Gabriele Svelto [:gsvelto]

Assignee

Comment 16

•

2 years ago

I've updated the patches and will wait until the end of the soft freeze, then request uplift.

Flags: needinfo?(gsvelto)

Gabriele Svelto [:gsvelto]

Assignee

Comment 17

•

2 years ago

I did another round of tests, everything seems to be fine, landing again.

Pulsebot

Comment 18

•

2 years ago

Pushed by gsvelto@mozilla.com: https://hg.mozilla.org/integration/autoland/rev/bd1057c15030 Correctly convert signal information receieved by a child process when generating a crash report; r=gerard-majax

BugBot [:suhaib / :marco/ :calixte]

Comment 19

•

2 years ago

Set release status flags based on info from the regressing bug 1793784

status-firefox113: --- → affected

Natalia Csoregi [:nataliaCs]

Comment 20

•

2 years ago

bugherder

https://hg.mozilla.org/mozilla-central/rev/bd1057c15030

Status: ASSIGNED → RESOLVED

Closed: 2 years ago

status-firefox113: affected → fixed

Resolution: --- → FIXED

Target Milestone: --- → 113 Branch

BugBot [:suhaib / :marco/ :calixte]

Comment 21

•

2 years ago

The patch landed in nightly and beta is affected.
:gsvelto, is this bug important enough to require an uplift?

If yes, please nominate the patch for beta approval.
If no, please set status-firefox112 to wontfix.

For more information, please visit auto_nag documentation.

Flags: needinfo?(gsvelto)

Jed Davis [:jld] ⟨⏰|UTC-7⟩ ⟦he/him⟧

Comment 22

•

2 years ago

(In reply to Jed Davis [:jld] ⟨⏰|UTC-7⟩ ⟦he/him⟧ from comment #11)

The other thing I noticed is, if C++ and Rust disagree on the size of struct _libc_fpstate (C) / crash_context::fpregset_t (Rust), that would mess up the offset for the siginfo and pid/tid fields. I don't know why that would happen for some builds and not others, but given full debug info for a broken build it should be easy to check for that mismatch.

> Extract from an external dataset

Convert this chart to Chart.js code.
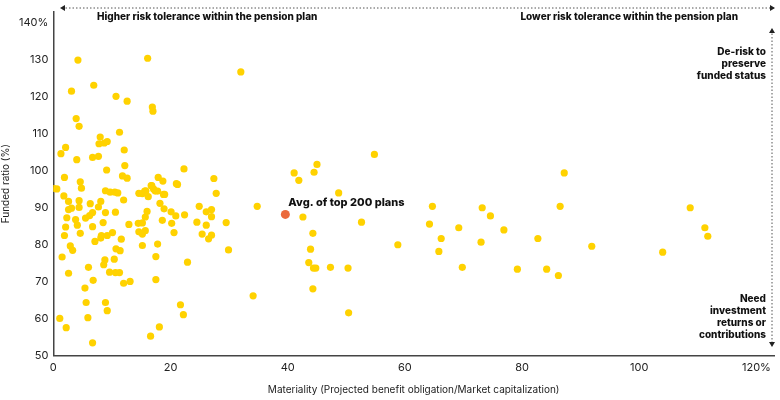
<!DOCTYPE html>
<html>
<head>
<meta charset="utf-8">
<script src="https://cdn.jsdelivr.net/npm/chart.js@4"></script>
<style>
  body { margin: 0; background: #fff; }
  #wrap { width: 780px; height: 400px; }
</style>
</head>
<body>
<div id="wrap"><canvas id="chart"></canvas></div>
<script>
// materiality (%) and funded ratio (%) of each plan
const materiality = [
  0.6, 1.8, 2.6, 4.4, 4.8, 3.1, 2.6, 4.4, 2.3, 3.8, 5.5, 6.2, 6.7, 6.3, 8.1, 7.7, 8.9, 9.7, 10.5, 11,
  2.1, 4.1, 4.6, 6.7, 1.9, 2.9, 3.3, 1.5, 2.6, 7.1, 8.1, 8.2, 9.2, 8.5, 10.1, 8.9, 10.6, 11.6, 10.7, 11.4,
  8.8, 10.4, 8.6, 9.6, 10.6, 11.3, 6, 5.4, 6.8, 12, 13.1, 12.9, 12, 14.5, 14.6, 15.2, 15.7, 15.2, 15.7, 16,
  15.2, 15.8, 16.2, 16.8, 17.1, 17.8, 18.2, 18.9, 19, 18.6, 17.8, 17.5, 15.2, 20.1, 20.9, 20.2, 20.6, 22.4, 21.2, 17.5,
  22.9, 21.7, 22.2, 18.1, 16.6, 6.7, 1.1, 2.2, 5.6, 5.9, 8.9, 9.2, 24.5, 24.9, 25.4, 26.1, 26.1, 27, 27, 27,
  26.5, 27.8, 29.5, 29.9, 34.8, 34.1, 42.6, 44.3, 43.9, 43.6, 44.4, 44.8, 47.3, 50.3, 44.3, 50.4, 52.6, 48.7, 58.8,
  4.2, 16.1, 3.1, 6.9, 10.7, 12.6, 32, 16.9, 17, 3.9, 4.4, 11.3, 8, 7.8, 8.7, 9.2, 2.1, 1.3, 6.7, 7.7,
  4, 12.1, 12.2, 9.1, 11.8, 12.6, 1.9, 4.6, 22.3, 17.9, 18.7, 21, 27.4, 41.1, 41.9, 44.5, 45, 54.8, 16.7, 15.6,
  14.6, 17.4, 18.8, 0.1, 64.7, 64.2, 66.2, 65.8, 69.2, 69.8, 73.2, 74.6, 73, 76.9, 79.2, 82.7, 84.2, 86.2, 86.5, 87.2,
  91.9, 104, 108.7, 111.2, 111.7
]
const fundedRatio = [
  95.1, 93.2, 91.7, 91.9, 95.3, 89.9, 89.5, 90.1, 87.3, 86.8, 87.2, 87.9, 88.7, 91.1, 91.7, 90.2, 94.6, 94.2, 94.2, 94,
  84.8, 85.3, 83.1, 84.9, 82.5, 79.7, 78.5, 76.7, 72.3, 80.9, 81.8, 82.5, 82.5, 86, 83.3, 88.7, 88.8, 81.5, 78.9, 78.4,
  75.9, 76.1, 74.6, 72.6, 72.5, 72.5, 73.9, 68.3, 70.4, 69.6, 70.1, 85.5, 92.1, 85.8, 83.5, 82.9, 83.8, 85.9, 87.5, 89,
  93.8, 94.6, 93, 96, 95.1, 94.5, 91.2, 89.7, 93.6, 86.6, 80.2, 76.8, 79.8, 88.9, 87.8, 85.8, 83.3, 88.1, 96.3, 70.6,
  75.3, 63.8, 61.1, 57.8, 55.3, 53.5, 60.1, 57.6, 64.4, 60.3, 64.4, 62.2, 86.1, 90.4, 82.9, 85.3, 88.9, 89.5, 87.6, 82.6,
  81.6, 93.9, 86, 78.6, 90.4, 66.2, 87.5, 83.1, 78.8, 75.2, 73.7, 73.7, 73.9, 73.7, 68.1, 61.6, 86.1, 94, 80,
  129.9, 130.4, 121.5, 123.1, 120.1, 118.8, 126.7, 117.2, 116.1, 114.1, 112, 110.4, 109.1, 107.3, 107.5, 107.9, 106.3, 104.6, 103.6, 103.9,
  103, 105.6, 101.4, 100.2, 98.6, 98, 98.2, 97, 100.5, 98.2, 97.2, 96.5, 97.9, 99.4, 97.4, 99.6, 101.7, 104.4, 96, 94.5,
  93.9, 94.5, 93.6, 95.2, 90.4, 85.6, 81.7, 78.2, 84.6, 73.9, 90, 87.8, 80.7, 84, 73.4, 81.7, 73.4, 71.7, 90.4, 99.4,
  79.6, 78, 90, 84.6, 82.3
]
const avgPoint = { x: 39.6, y: 88.2 }
const xTicks = [0, 20, 40, 60, 80, 100, 120]
const yTicks = [50, 60, 70, 80, 90, 100, 110, 120, 130, 140]

const ink = '#222'
const fontFam = 'Inter, "Liberation Sans", sans-serif'

function dottedArrow(ctx, x1, y1, x2, y2, heads) {
  ctx.save()
  ctx.strokeStyle = '#555'
  ctx.fillStyle = '#222'
  ctx.lineWidth = 1
  ctx.setLineDash([1.5, 2])
  ctx.beginPath()
  ctx.moveTo(x1, y1)
  ctx.lineTo(x2, y2)
  ctx.stroke()
  ctx.setLineDash([])
  heads.forEach(([x, y, dx, dy]) => {
    ctx.beginPath()
    ctx.moveTo(x, y)
    ctx.lineTo(x - dx * 5 + dy * 3, y - dy * 5 + dx * 3)
    ctx.lineTo(x - dx * 5 - dy * 3, y - dy * 5 - dx * 3)
    ctx.closePath()
    ctx.fill()
  })
  ctx.restore()
}

const notes = {
  id: 'notes',
  afterDraw(chart) {
    let ctx = chart.ctx
    let a = chart.chartArea
    let xs = chart.scales.x, ys = chart.scales.y
    dottedArrow(ctx, 62, 8, a.right, 8, [[60, 8, -1, 0], [a.right + 1, 8, 1, 0]])
    dottedArrow(ctx, a.right - 2, 30, a.right - 2, 345, [[a.right - 2, 28, 0, -1], [a.right - 2, 347, 0, 1]])
    ctx.save()
    ctx.fillStyle = '#111'
    ctx.font = '800 10px ' + fontFam
    ctx.textBaseline = 'middle'
    ctx.textAlign = 'left'
    ctx.fillText('Higher risk tolerance within the pension plan', 97, 17)
    ctx.textAlign = 'right'
    ctx.fillText('Lower risk tolerance within the pension plan', 738, 17)
    let rx = a.right - 8
    ;['De-risk to', 'preserve', 'funded status'].forEach((t, i) => ctx.fillText(t, rx, 52 + i * 12))
    ;['Need', 'investment', 'returns or', 'contributions'].forEach((t, i) => ctx.fillText(t, rx, 299 + i * 12))
    ctx.textAlign = 'left'
    ctx.font = '800 11px ' + fontFam
    ctx.fillText('Avg. of top 200 plans', xs.getPixelForValue(avgPoint.x) + 3, ys.getPixelForValue(avgPoint.y) - 12)
    ctx.restore()
  }
}

new Chart(document.getElementById('chart'), {
  type: 'scatter',
  data: {
    datasets: [
      {
        data: materiality.map((m, i) => ({ x: m, y: fundedRatio[i] })),
        backgroundColor: '#FFD200',
        borderWidth: 0,
        pointRadius: 3.6,
      },
      {
        data: [avgPoint],
        backgroundColor: '#EB6A3C',
        borderWidth: 0,
        pointRadius: 4.5,
      },
    ],
  },
  plugins: [notes],
  options: {
    responsive: true,
    maintainAspectRatio: false,
    animation: false,
    layout: { padding: { top: 5, right: 6, left: 0, bottom: 4 } },
    plugins: { legend: { display: false }, tooltip: { enabled: false } },
    scales: {
      x: {
        min: 0,
        max: 123,
        afterBuildTicks: (s) => { s.ticks = xTicks.map((v) => ({ value: v })) },
        grid: { display: false, drawTicks: false },
        border: { color: '#444', width: 1.5 },
        ticks: {
          color: ink, font: { size: 11, family: fontFam }, padding: 5, maxRotation: 0,
          callback: (v) => v === 120 ? '120%' : v,
        },
        title: { display: true, text: 'Materiality (Projected benefit obligation/Market capitalization)', color: ink, font: { size: 10, family: fontFam }, padding: { top: 5, bottom: 0 } },
      },
      y: {
        min: 50,
        max: 143,
        afterBuildTicks: (s) => { s.ticks = yTicks.map((v) => ({ value: v })) },
        grid: { display: false, drawTicks: false },
        border: { color: '#444', width: 1.5 },
        ticks: {
          color: ink, font: { size: 11, family: fontFam }, padding: 5,
          callback: (v) => v === 140 ? '140%' : v,
        },
        title: { display: true, text: 'Funded ratio (%)', color: ink, font: { size: 10, family: fontFam }, padding: { top: 0, bottom: 2 } },
      },
    },
  },
})
</script>
</body>
</html>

Almost but not quite: they disagree on the size of ucontext_t (libc headers vs. the definition in the crash-context crate), because glibc added a field to support Intel CET shadow stacks in 2.28. That's not relevant to the ucontext that's written by the kernel for a signal handler — it ends after uc_sigmask, and FP state is stored elsewhere on the stack — but the size difference would throw off the offsets for all of the other fields. (This also means that the __private: [u8; 512] field in crash_context::ucontext_t is not useful to us and we should not try to interpret those bits.)

So, gsvelto's patches should fix this (but we should be careful about ucontext_t in the future).

Gabriele Svelto [:gsvelto]

Assignee

Comment 23

•

2 years ago

Comment on attachment 9322378 [details]
Bug 1819969 - Correctly convert signal information receieved by a child process when generating a crash report; r=gerard-majax

Beta/Release Uplift Approval Request

User impact if declined: Not user visible, but crashes affecting child processes cannot be analyzed, they all lump together under this signature
Is this code covered by automated tests?: Yes
Has the fix been verified in Nightly?: Yes
Needs manual test from QE?: No
If yes, steps to reproduce:
List of other uplifts needed: None
Risk to taking this patch: Low
Why is the change risky/not risky? (and alternatives if risky): The code we changed is covered by tests and it's only triggered when a crash happens, thus affecting a fairly small amount of users
String changes made/needed:
Is Android affected?: No

Flags: needinfo?(gsvelto)

Attachment #9322378 - Flags: approval-mozilla-beta?

Dianna Smith [:diannaS]

Comment 24

•

2 years ago

:gsvelto does the test in bug 1820768 (along with its regressions) need to be uplifted as well?

Flags: needinfo?(gsvelto)

Gabriele Svelto [:gsvelto]

Assignee

Comment 25

•

2 years ago

The test covers part of this functionality but only runs in nightly builds, so there's no point in uplifting it.

Flags: needinfo?(gsvelto)

Dianna Smith [:diannaS]

Comment 26

•

2 years ago

Comment on attachment 9322378 [details]
Bug 1819969 - Correctly convert signal information receieved by a child process when generating a crash report; r=gerard-majax

Approved for 112.0b3

Attachment #9322378 - Flags: approval-mozilla-beta? → approval-mozilla-beta+

Dianna Smith [:diannaS]

Comment 27

•

2 years ago

bugherder uplift

https://hg.mozilla.org/releases/mozilla-beta/rev/f412d4dd4729

status-firefox112: affected → fixed

Jared Hirsch [:jhirsch] (he/him) (Needinfo please)

Comment 28

•

2 years ago

Marking as wontfix for 111, but reach out if you have any concerns or would like this for 111.

status-firefox111: affected → wontfix